Of course, you might not be eager to see Scotland take its leave. Especially if you live in Scotland. A poll has shown that while most voters in England with an opinion on the matter favour Scotland leaving the Union (43 per cent), in Scotland, a similar majority is against the change.
Those pro-UK Scots obviously have their heads screwed on the right way. Asked how an independent Scotland would support itself, Alex Salmond, the First Minister, always points to North Sea oil. But even if Scotland successfully claimed the oil, it wouldn’t last forever. How would Scotland then maintain not only the main population in its central belt but communities scattered through the islands and Highlands, for whom the cost of providing the services of modern life is disproportionately high?
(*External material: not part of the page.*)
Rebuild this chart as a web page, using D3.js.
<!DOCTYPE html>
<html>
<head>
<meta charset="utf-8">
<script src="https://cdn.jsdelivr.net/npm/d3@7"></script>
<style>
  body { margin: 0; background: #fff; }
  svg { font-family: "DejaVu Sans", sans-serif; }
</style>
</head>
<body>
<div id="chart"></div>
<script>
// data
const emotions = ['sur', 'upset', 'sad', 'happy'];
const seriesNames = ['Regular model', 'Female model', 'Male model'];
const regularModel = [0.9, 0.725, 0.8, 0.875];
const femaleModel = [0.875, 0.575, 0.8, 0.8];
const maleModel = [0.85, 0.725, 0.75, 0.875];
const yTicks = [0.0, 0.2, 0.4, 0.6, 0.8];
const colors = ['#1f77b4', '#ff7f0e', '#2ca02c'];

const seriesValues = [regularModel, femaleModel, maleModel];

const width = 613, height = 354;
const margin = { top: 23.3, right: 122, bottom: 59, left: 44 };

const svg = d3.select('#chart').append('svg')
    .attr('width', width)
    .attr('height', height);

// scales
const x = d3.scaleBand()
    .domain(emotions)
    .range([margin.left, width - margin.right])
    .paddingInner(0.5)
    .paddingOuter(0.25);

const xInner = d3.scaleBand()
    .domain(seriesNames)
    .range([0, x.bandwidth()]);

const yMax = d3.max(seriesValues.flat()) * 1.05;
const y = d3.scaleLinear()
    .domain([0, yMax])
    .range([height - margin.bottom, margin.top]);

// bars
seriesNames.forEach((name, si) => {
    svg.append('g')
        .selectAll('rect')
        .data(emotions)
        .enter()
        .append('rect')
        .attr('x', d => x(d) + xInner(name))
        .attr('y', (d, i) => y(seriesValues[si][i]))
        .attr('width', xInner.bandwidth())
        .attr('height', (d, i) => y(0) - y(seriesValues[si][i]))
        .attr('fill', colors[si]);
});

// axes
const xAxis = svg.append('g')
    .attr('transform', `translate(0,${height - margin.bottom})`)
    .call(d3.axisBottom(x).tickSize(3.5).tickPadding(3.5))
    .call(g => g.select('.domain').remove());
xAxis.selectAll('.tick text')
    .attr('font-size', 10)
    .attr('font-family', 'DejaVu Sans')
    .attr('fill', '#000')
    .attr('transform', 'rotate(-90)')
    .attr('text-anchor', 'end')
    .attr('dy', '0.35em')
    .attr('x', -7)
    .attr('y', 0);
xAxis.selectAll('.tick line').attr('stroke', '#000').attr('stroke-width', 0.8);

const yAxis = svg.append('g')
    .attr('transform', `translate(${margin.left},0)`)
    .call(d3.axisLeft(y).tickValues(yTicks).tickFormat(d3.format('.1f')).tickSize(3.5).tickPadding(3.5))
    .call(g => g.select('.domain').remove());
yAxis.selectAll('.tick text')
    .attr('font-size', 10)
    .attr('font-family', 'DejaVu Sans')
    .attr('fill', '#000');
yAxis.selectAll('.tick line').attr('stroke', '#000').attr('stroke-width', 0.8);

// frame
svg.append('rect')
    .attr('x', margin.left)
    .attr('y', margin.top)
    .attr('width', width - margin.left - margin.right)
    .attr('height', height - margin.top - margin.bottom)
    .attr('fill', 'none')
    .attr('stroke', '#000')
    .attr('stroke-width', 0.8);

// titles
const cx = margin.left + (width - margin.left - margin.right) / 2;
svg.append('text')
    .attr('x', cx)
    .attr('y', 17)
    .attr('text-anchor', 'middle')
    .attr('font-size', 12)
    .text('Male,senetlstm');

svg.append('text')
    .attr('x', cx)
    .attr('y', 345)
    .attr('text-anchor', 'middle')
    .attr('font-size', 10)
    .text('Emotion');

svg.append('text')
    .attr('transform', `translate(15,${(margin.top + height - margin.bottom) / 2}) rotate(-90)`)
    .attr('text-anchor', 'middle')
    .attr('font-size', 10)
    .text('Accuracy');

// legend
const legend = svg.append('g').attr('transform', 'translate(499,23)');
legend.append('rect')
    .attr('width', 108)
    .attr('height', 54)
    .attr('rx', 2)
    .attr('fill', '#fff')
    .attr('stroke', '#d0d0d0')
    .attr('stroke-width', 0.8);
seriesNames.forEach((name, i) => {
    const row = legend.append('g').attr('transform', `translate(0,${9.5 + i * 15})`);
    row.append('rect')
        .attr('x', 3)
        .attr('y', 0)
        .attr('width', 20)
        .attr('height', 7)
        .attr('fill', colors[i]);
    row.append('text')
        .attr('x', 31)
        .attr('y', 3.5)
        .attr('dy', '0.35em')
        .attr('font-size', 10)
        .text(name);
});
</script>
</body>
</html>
Mr Salmond is often described as Britain’s sharpest political operator. Certainly his often-unpleasant anti-Union rhetoric encourages the “let Scotland get on with it” attitude now common south of the border. Perhaps that’s his intention. But given the small land mass that contains the countries of England, Scotland and Wales, in a world of stiffening competition, it seems sheer madness to be moving towards the break up of a union than has generally worked well for centuries.
For the North-East, Scottish independence would be a disaster. What chance a highspeed train link to Newcastle, with the rival Scots piggy-backing a ride almost to their border?
TESCO’S takings fell 2.3 per cent over the Christmas period. This was the lead item on the BBC News. Like much of the rest of the media, the Beeb invited us to consider whether we were witnessing the end of the world as we knew it.
That short-term sales figures of a supermarket company should rate such coverage says something about our values. Shopping is living, is it not?
But the picture of it as an ailing giant is little short of laughable. Tesco actually sold more goods over the Christmas period, while Sainsbury, its main rival, sold less. So did Morrison. Tesco faltered because of a misjudged pricing strategy, a sign that it is not infallible, but hardly a mortal mistake.
Largely ignored in coverage of Tesco’s Christmas catastrophe is the fact that it still commands a whopping 30.1 per cent of the grocery market, almost double the 17 per cent of its nearest competitor.
SHAME that David Hockney, talking about his new Royal Academy exhibition, virtually gave carte-blanche to the fly tippers who so disfigure our countryside. “Sometimes I think ‘How could you?’ But at other times I look at it and think ‘Yeah, that’s rather good’.”
But not good enough to have yet featured in his landscapes. The East Riding lane that has inspired much of his new work looks ideal for fly tipping.
Let’s look forward to a Hockney masterpiece showing it overflowing with discarded mattresses, washing machines and garden rubbish.